We spent a total of 6 nights at Le Pas du Gu. After such a long trip we enjoyed our stay pretty much. Wifi was fast and free, although switched off during the night. What made us happy was the large green spot for our tent and everyday morning coffee for 50 cents.
Behind the river, in St. Nazaire, we purchased tickets for the TER train to Paris (61 EUR per person). On TER trains, it is not necessary to obtain a bicycle reservation at all, bicycle transportation is free and allowed in the unassembled state as well (hung up or secured in a designated compartment). As opposed to TER trains, the transport on TGV trains may look problematic. Only a small number of TGVs allows transport of the bikes without the necessity of folding them into a special carrying case. In most TGVs, you will pay an extra fee for a bicycle reservation. At the time of purchase of our TER ticket to Paris, the price of a TGV ticket (incl. bike) was around EUR 160 per person.
If you have some time left, definitely go exploring the south coast of Mindin. The entire coastline is just beautiful providing plenty of pretty natural non-touristy beaches. An exception is the touristy Pornic, but there is not much to see anyways. The ride from Les Rochelets to Pornic took us one afternoon, and we ran about 50 km in total.

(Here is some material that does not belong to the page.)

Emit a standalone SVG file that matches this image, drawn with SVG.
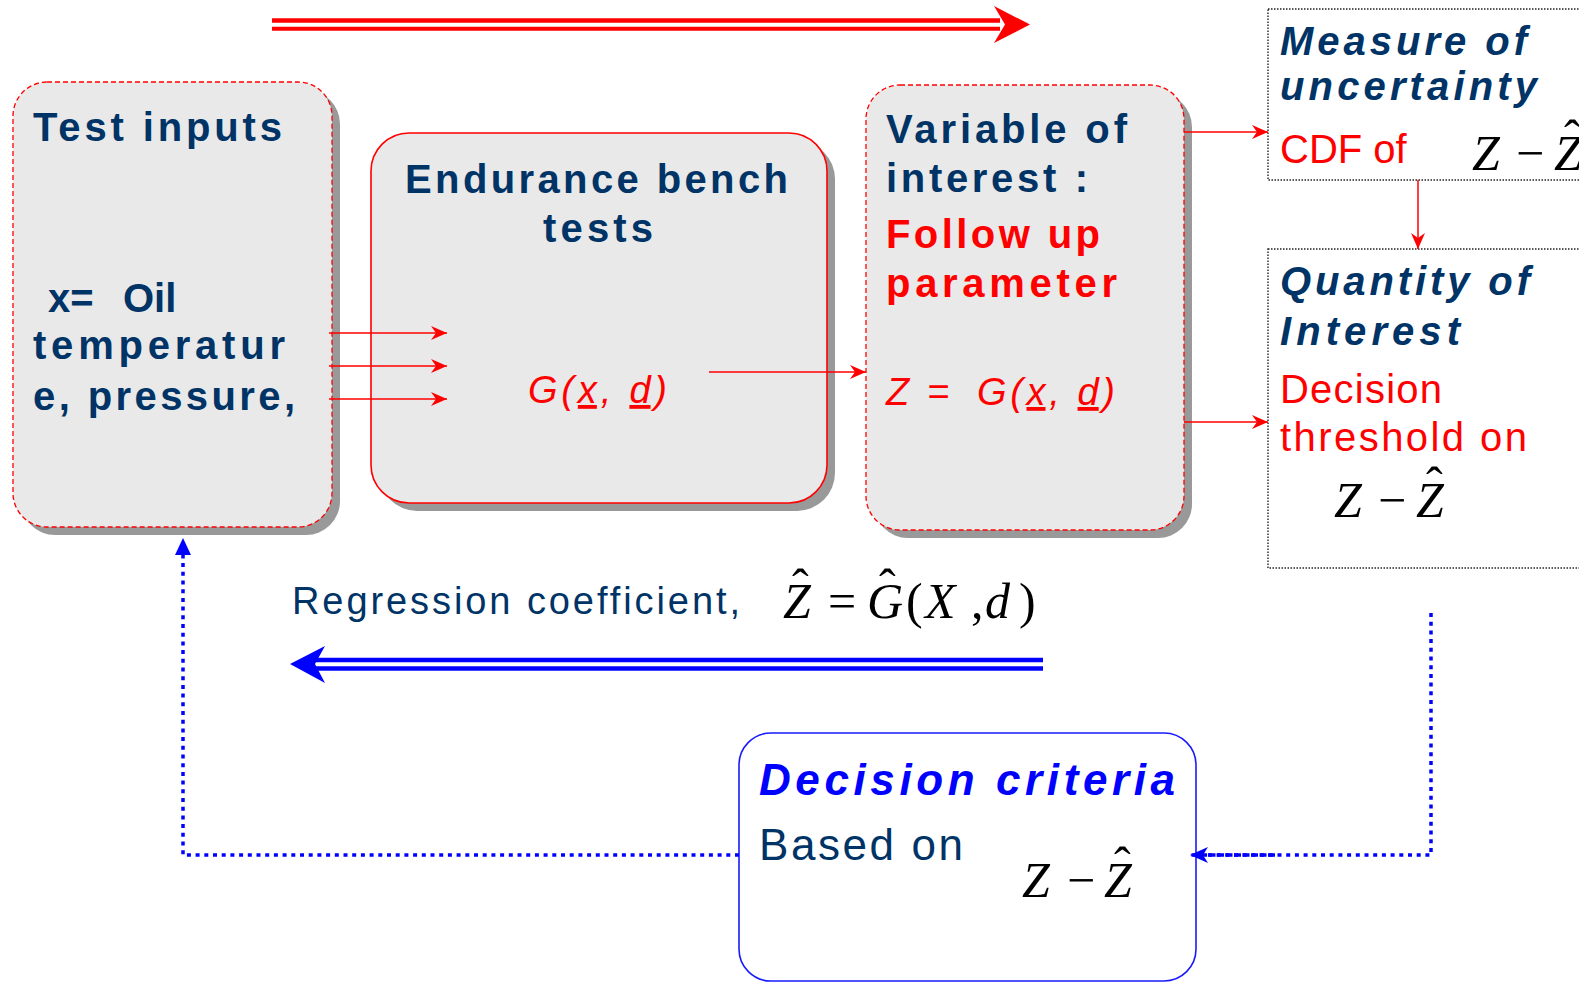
<svg xmlns="http://www.w3.org/2000/svg" width="1579" height="984" viewBox="0 0 1579 984">
<style>
.bg{fill:#ffffff}
.shadow{fill:#999999}
.box{fill:#e9e9e9}
.dashred{stroke:#ff0000;stroke-width:1.3;stroke-dasharray:5 3}
.solidred{stroke:#ff0000;stroke-width:1.6}
.dotbox{fill:#ffffff;stroke:#222222;stroke-width:1.4;stroke-dasharray:1.5 1.5}
.hb{font-family:"Liberation Sans",Arial,sans-serif;font-weight:bold;font-size:40px;fill:#003366}
.hbi{font-family:"Liberation Sans",Arial,sans-serif;font-weight:bold;font-style:italic;font-size:40px;fill:#003366}
.rb{font-family:"Liberation Sans",Arial,sans-serif;font-weight:bold;font-size:40px;fill:#ff0000}
.rr{font-family:"Liberation Sans",Arial,sans-serif;font-size:40px;fill:#ff0000}
.ri{font-family:"Liberation Sans",Arial,sans-serif;font-style:italic;font-size:38px;fill:#ff0000}
.nr{font-family:"Liberation Sans",Arial,sans-serif;font-size:38px;fill:#003366}
.m{font-family:"Liberation Serif","Times New Roman",serif;font-size:50px;fill:#000000}
.mi{font-style:italic}
.redln{stroke:#ff0000;stroke-width:1.5;fill:none}
.blueDot{stroke:#0000ff;stroke-width:3.5;stroke-dasharray:4 4.7;fill:none}
</style>
<defs>
<marker id="rh" markerWidth="16" markerHeight="14" refX="16" refY="7" orient="auto" markerUnits="userSpaceOnUse">
<path d="M0,0 L16,7 L0,14 L5,7 Z" fill="#ff0000"/>
</marker>
<marker id="bh" markerWidth="18" markerHeight="16" refX="18" refY="8" orient="auto" markerUnits="userSpaceOnUse">
<path d="M0,0 L18,8 L0,16 L5,8 Z" fill="#0000ff"/>
</marker>
</defs>
<rect class="bg" x="0" y="0" width="1579" height="984"/>

<g id="test-inputs">
<rect class="shadow" x="21" y="90" width="319" height="445" rx="34"/>
<rect class="box dashred" x="13" y="82" width="319" height="445" rx="34"/>
<text class="hb" x="33" y="141" textLength="249" lengthAdjust="spacing">Test inputs</text>
<text class="hb" y="312"><tspan x="48">x=</tspan><tspan x="123">Oil</tspan></text>
<text class="hb" x="33" y="359" textLength="252" lengthAdjust="spacing">temperatur</text>
<text class="hb" x="33" y="410" textLength="262" lengthAdjust="spacing">e, pressure,</text>
</g>

<g id="endurance">
<rect class="shadow" x="379" y="141" width="456" height="370" rx="38"/>
<rect class="box solidred" x="371" y="133" width="456" height="370" rx="38"/>
<text class="hb" x="405" y="193" textLength="383" lengthAdjust="spacing">Endurance bench</text>
<text class="hb" x="543" y="242" textLength="110" lengthAdjust="spacing">tests</text>
<text class="ri" x="528" y="403" textLength="139" lengthAdjust="spacing">G(<tspan text-decoration="underline">x</tspan>, <tspan text-decoration="underline">d</tspan>)</text>
</g>

<g id="variable">
<rect class="shadow" x="874" y="93" width="318" height="445" rx="34"/>
<rect class="box dashred" x="866" y="85" width="318" height="445" rx="34"/>
<text class="hb" x="886" y="143" textLength="241" lengthAdjust="spacing">Variable of</text>
<text class="hb" x="886" y="192" textLength="202" lengthAdjust="spacing">interest :</text>
<text class="rb" x="886" y="248" textLength="214" lengthAdjust="spacing">Follow up</text>
<text class="rb" x="886" y="297" textLength="231" lengthAdjust="spacing">parameter</text>
<text class="ri" font-size="39" y="405"><tspan x="886">Z</tspan><tspan x="927">=</tspan><tspan x="977" textLength="138" lengthAdjust="spacing">G(<tspan text-decoration="underline">x</tspan>, <tspan text-decoration="underline">d</tspan>)</tspan></text>
</g>

<g id="measure">
<rect class="dotbox" x="1268" y="9" width="340" height="171"/>
<text class="hbi" x="1280" y="55" textLength="247" lengthAdjust="spacing">Measure of</text>
<text class="hbi" x="1280" y="100" textLength="257" lengthAdjust="spacing">uncertainty</text>
<text class="rr" x="1280" y="163">CDF of</text>
<text class="m" y="170"><tspan class="mi" x="1472">Z</tspan><tspan x="1516">−</tspan><tspan class="mi" x="1554">Z</tspan><tspan x="1564" y="155">ˆ</tspan></text>
</g>

<g id="quantity">
<rect class="dotbox" x="1268" y="249" width="340" height="319"/>
<text class="hbi" x="1280" y="295" textLength="250" lengthAdjust="spacing">Quantity of</text>
<text class="hbi" x="1280" y="345" textLength="180" lengthAdjust="spacing">Interest</text>
<text class="rr" x="1280" y="403" textLength="162" lengthAdjust="spacing">Decision</text>
<text class="rr" x="1280" y="451" textLength="247" lengthAdjust="spacing">threshold on</text>
<text class="m" y="517"><tspan class="mi" x="1334">Z</tspan><tspan x="1378">−</tspan><tspan class="mi" x="1416">Z</tspan><tspan x="1426" y="502">ˆ</tspan></text>
</g>

<g id="decision">
<rect x="739" y="733" width="457" height="248" rx="32" fill="#ffffff" stroke="#1a1aff" stroke-width="1.6"/>
<text x="759" y="795" textLength="416" lengthAdjust="spacing" font-family="Liberation Sans, Arial, sans-serif" font-weight="bold" font-style="italic" font-size="44" fill="#0000ff">Decision criteria</text>
<text x="759" y="860" textLength="204" lengthAdjust="spacing" font-family="Liberation Sans, Arial, sans-serif" font-size="44" fill="#003366">Based on</text>
<text class="m" y="897"><tspan class="mi" x="1022">Z</tspan><tspan x="1067">−</tspan><tspan class="mi" x="1104">Z</tspan><tspan x="1114" y="882">ˆ</tspan></text>
</g>

<g id="regression-label">
<text class="nr" x="292" y="614" textLength="448" lengthAdjust="spacing">Regression coefficient,</text>
<text class="m" y="618" font-size="47"><tspan class="mi" x="783">Z</tspan><tspan x="792" y="604">ˆ</tspan><tspan x="828" y="618">=</tspan><tspan class="mi" x="867">G</tspan><tspan x="879" y="604">ˆ</tspan><tspan x="906" y="618">(</tspan><tspan class="mi" x="925">X</tspan><tspan x="971">,</tspan><tspan class="mi" x="985">d</tspan><tspan x="1019">)</tspan></text>
</g>

<g id="connectors">
<line x1="272" y1="20.5" x2="1000" y2="20.5" stroke="#ff0000" stroke-width="4.3"/>
<line x1="272" y1="28.7" x2="1000" y2="28.7" stroke="#ff0000" stroke-width="4"/>
<polygon points="1030,24.6 994,6 1005,24.6 994,43" fill="#ff0000"/>
<line class="redln" x1="329" y1="333" x2="447" y2="333" marker-end="url(#rh)"/>
<line class="redln" x1="329" y1="366" x2="447" y2="366" marker-end="url(#rh)"/>
<line class="redln" x1="329" y1="399" x2="447" y2="399" marker-end="url(#rh)"/>
<line class="redln" x1="709" y1="372" x2="866" y2="372" marker-end="url(#rh)"/>
<line class="redln" x1="1184" y1="132" x2="1268" y2="132" marker-end="url(#rh)"/>
<line class="redln" x1="1184" y1="422" x2="1268" y2="422" marker-end="url(#rh)"/>
<line class="redln" x1="1418" y1="180" x2="1418" y2="249" marker-end="url(#rh)"/>
<line x1="1043" y1="660" x2="316" y2="660" stroke="#0000ff" stroke-width="4.5"/>
<line x1="1043" y1="668.4" x2="316" y2="668.4" stroke="#0000ff" stroke-width="4.5"/>
<polygon points="290,664 325,646 315,664 325,683" fill="#0000ff"/>
<path class="blueDot" d="M1431,613 L1431,855 L1196,855"/>
<line x1="1275" y1="855" x2="1190" y2="855" stroke="#0000ff" stroke-width="3.5" stroke-dasharray="7 1.5" marker-end="url(#bh)"/>
<path class="blueDot" d="M739,855 L183,855 L183,553"/>
<polygon points="183,538 175,555 191,555" fill="#0000ff"/>
</g>
</svg>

After 2.783 km in St. Brévin les Pins
Day 49, Les Rochelets – Pornichet, 25 km
Camping des Loriettes, Pornichet, 17,9 EUR
Due to the precarious 4 km long bridge transfer over the Loire delta from Mindin to St. Nazaire (Pont de St. Nazaire) on the way to the railway station, we decided not to take the risk and cross the bridge one day prior our departure. We have crossed this monstrous bridge and cyclist's nightmare three times in total. While doing so, we have gotten into a rather dangerous situation only once. On that day, an incredibly strong wind was blowing so hard that it was rolling my T-shirt all the way up to my neck and we barely could maintain balance on the bike.
On top of that, heavy traffic was passing by at 70 km / h. There was no other option left than hopping off and walking the bike down the narrow micro path. Otherwise, with the gusts of winds, we would end up under the wheels of passing cars for sure. If the weather conditions are good, crossing the bridge on a bicycle is Ok.
You can do some shopping at Lidl, conveniently 3 km away from the camping.